Reporter: Riska Rahman | Editor: Sanny Cicilia
KONTAN.CO.ID - JAKARTA. Kenaikan harga batubara memang mendatangkan berkah bagi beberapa emiten, terutama untuk emiten yang bergerak di sektor tambang dan sektor penunjang tambang lainnya. Namun, ternyata kenaikan harga komoditas ini jadi bencana bagi para emiten semen.
Salah satu emiten semen yang terdampak dari kenaikan harga batubara ini ialah PT Semen Indonesia Tbk (SMGR). Holding semen BUMN ini terpaksa harus menanggung beban tambahan akibat kenaikan harga batubara. Sebab, batubara kerap kali dijadikan bahan bakar untuk pabrik penggilingan semen.
"Kalau menggunakan energi lain justru akan semakin mahal. Untuk itu, kami lebih memilih untuk menggunakan batubara karena lebih ekonomis," ujar Sekretaris Perusahaan SMGR Agung Wiharto kepada KONTAN, Selasa (30/1).
Namun, harga batubara sejak tahun lalu kian lama makin menanjak. Harga komoditas ini bahkan beberapa kali menyentuh harga US$ 100 per metrik ton.
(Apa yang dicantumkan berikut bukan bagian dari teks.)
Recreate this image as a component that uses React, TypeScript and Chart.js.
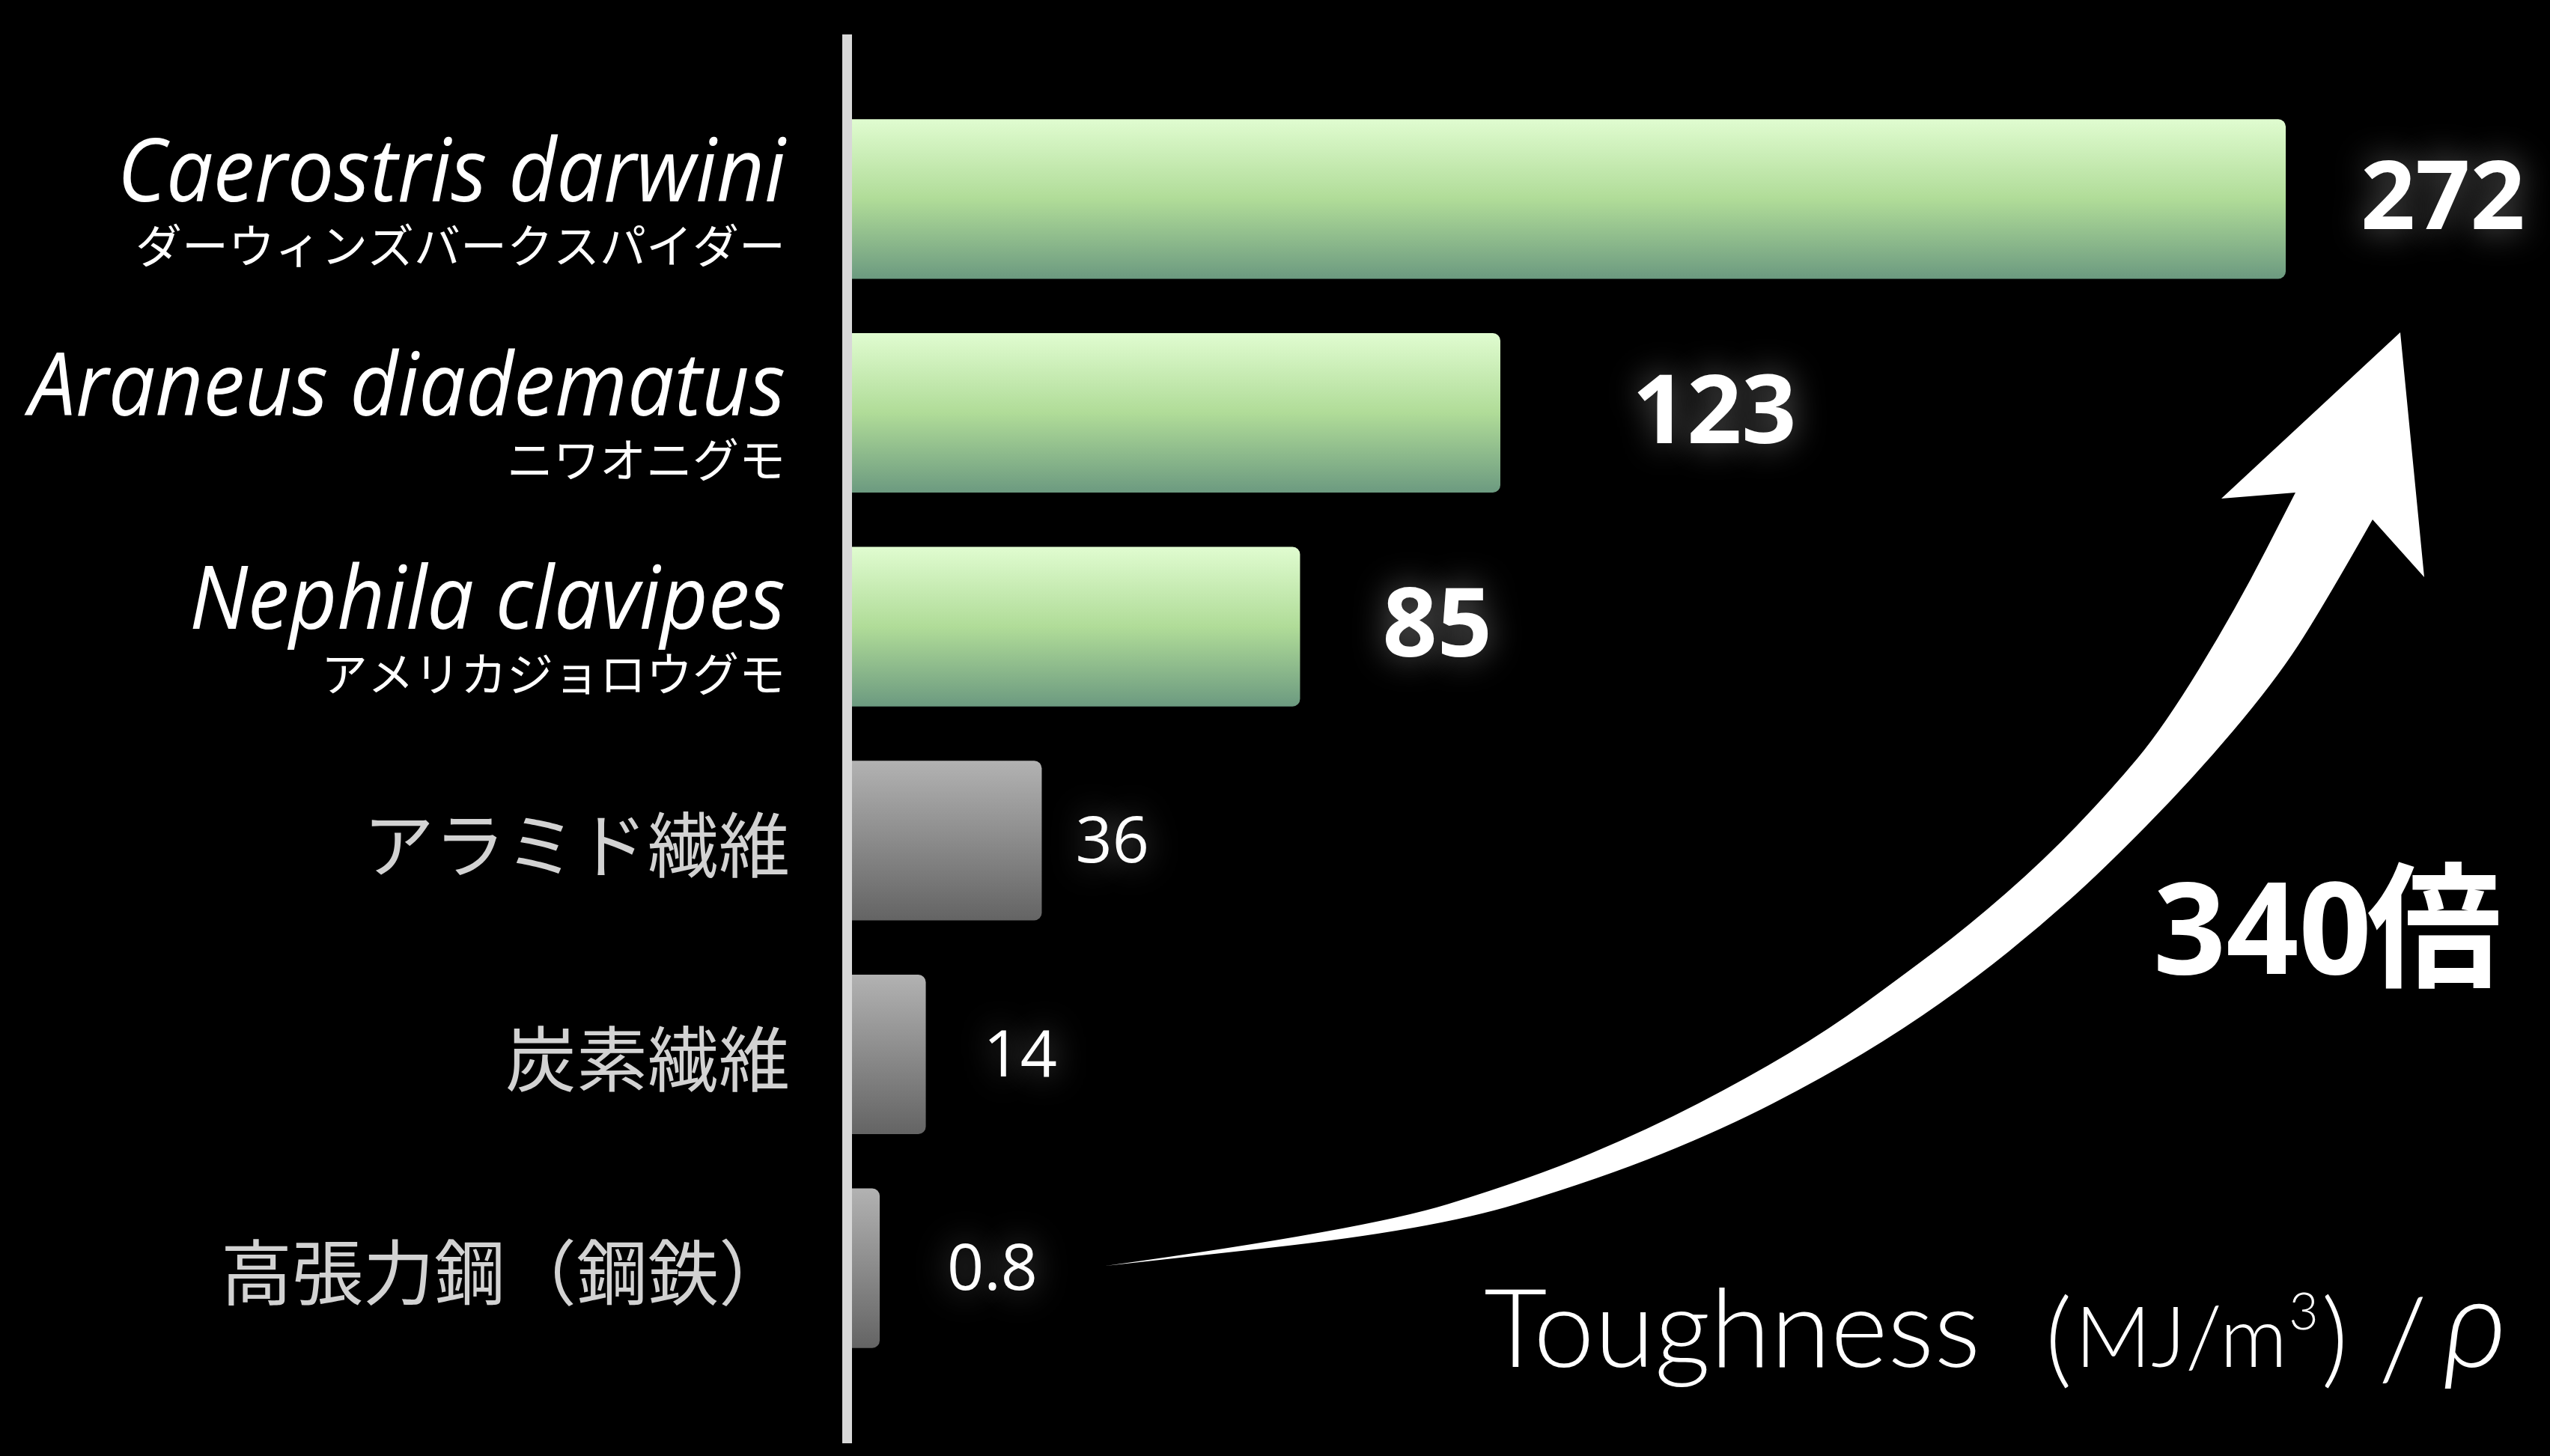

Hal ini jelas memberatkan SMGR. Sebab, total beban bahan bakar ini bisa mencapai 25% hingga 30% dari total beban pokok pendapatan mereka. Adapun selama kuartal III-2017 lalu, total beban pokok pendapatan SMGR mencapai Rp 14,50 triliun.
Untuk menekan beban ini, perusahaan semen pelat merah ini melakukan beberapa langkah efisiensi. Caranya ialah dengan beralih menggunakan batubara kualitas medium dan rendah untuk menghemat biaya. Selain itu, SMRG juga menggunakan energi dari pembangkit listrik gas buang di Tuban sebagai sumber energi untuk pabrik Tuban I-IV yang telah selesai dibangun tahun lalu.
Perusahaan holding semen ini juga meningkatkan penggunaan biomassa dari sekam padi dan kulit mete sebagai bahan bakar. "Kami menggunakan sekitar 10% bahan bakar biomassa sebagai pengganti batubara untuk bahan bakar pabrik kami di Padang, Tuban, dan Tonasa," papar Agung.